Consumers don’t distinguish between channels; they want what they want when they want it, this is why the concept of endless aisle has gripped the imaginations of any retailer that trades in stores as well as online. And why drop ship has become more critical as an operational channel for retailers.
In order to be successful in extending the range in store, often through mobile devices, or via retailers websites depends on true, real-time visibility of inventory (stock levels as well as location) and effective and rapid communications with all parties, including suppliers that can make products available, quickly.
To deliver on their customer promise, which could mean delivery in less than 30 minutes; retailers need a greater variety of fulfilment models, such as direct dispatch by suppliers to customers; drop ship.
Thankfully, technology has developed to the point where retailers and suppliers can now operate as partners with information flowing between them, giving them the visibility which is crucial in making products available to customer to purchase.
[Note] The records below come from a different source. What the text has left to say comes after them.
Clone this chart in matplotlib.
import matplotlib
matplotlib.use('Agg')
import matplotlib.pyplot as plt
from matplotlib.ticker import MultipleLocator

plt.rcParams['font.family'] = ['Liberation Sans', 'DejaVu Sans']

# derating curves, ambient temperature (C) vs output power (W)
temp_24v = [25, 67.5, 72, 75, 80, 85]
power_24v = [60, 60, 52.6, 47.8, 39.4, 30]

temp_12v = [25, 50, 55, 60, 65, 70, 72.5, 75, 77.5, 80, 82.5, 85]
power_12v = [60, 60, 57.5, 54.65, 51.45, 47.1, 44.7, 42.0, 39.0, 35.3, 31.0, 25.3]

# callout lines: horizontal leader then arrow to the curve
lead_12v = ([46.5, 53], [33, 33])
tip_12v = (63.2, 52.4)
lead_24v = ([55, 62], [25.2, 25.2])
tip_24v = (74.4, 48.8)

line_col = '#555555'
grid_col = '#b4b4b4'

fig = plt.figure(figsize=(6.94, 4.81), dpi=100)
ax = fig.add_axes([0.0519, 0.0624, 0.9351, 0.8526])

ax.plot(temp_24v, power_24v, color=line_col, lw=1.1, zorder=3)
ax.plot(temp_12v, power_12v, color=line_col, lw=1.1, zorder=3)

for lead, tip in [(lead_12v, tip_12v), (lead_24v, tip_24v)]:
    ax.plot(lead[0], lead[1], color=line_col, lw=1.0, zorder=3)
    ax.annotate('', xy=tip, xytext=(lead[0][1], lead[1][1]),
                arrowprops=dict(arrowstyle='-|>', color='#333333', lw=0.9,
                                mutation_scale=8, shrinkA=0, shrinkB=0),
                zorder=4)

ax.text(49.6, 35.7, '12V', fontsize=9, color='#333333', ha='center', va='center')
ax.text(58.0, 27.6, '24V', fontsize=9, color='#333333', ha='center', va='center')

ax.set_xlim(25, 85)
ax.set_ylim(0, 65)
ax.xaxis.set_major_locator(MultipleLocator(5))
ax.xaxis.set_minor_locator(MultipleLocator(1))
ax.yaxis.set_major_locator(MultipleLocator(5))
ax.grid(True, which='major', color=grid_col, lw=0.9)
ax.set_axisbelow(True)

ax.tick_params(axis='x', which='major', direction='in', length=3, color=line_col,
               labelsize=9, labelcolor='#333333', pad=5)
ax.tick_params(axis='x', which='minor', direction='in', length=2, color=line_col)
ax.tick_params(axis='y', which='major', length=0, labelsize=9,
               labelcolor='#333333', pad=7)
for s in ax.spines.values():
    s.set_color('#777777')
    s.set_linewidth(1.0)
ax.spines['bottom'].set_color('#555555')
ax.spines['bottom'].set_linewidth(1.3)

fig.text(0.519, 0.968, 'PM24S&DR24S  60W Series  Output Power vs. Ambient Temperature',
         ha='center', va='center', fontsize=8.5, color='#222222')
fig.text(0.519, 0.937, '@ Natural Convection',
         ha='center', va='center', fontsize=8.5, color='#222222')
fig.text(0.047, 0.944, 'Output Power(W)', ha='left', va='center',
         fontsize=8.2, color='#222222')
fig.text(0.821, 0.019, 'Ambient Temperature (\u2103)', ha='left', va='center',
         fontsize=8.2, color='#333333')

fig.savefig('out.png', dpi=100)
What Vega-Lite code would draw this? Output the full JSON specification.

Stock management, orders, promotions, pricing, labelling and returns can be managed with a large degree of automation, backed by alerts to ensure that exceptions can be ironed out before they impact the customer.
This may sound easy to manage, but it’s not, especially with aging systems that aren’t designed to work in this way. However, retailers need to address this as the multi-channel environment that they operate in becomes more and more complex as a result of the many variables that can be attached to a single order – delivery location, time of delivery, customer present/not present, returns and so on.
It is also important for retailers using drop ship that their brand integrity still remains. The customer doesn’t know that it is being shipped directly from one of your suppliers and thus when they receive it, it should carry your branding correctly; use the same documentation template and so on.
The challenge for retailers is to have an order management processes that can integrate into wider fulfilment and business intelligence systems, both internally and within the suppliers’ own networks. Only with this cohesion and interconnection can retail organisations maximise control over fulfilment, and ensure shipping direct plays to their strengths and not their weaknesses.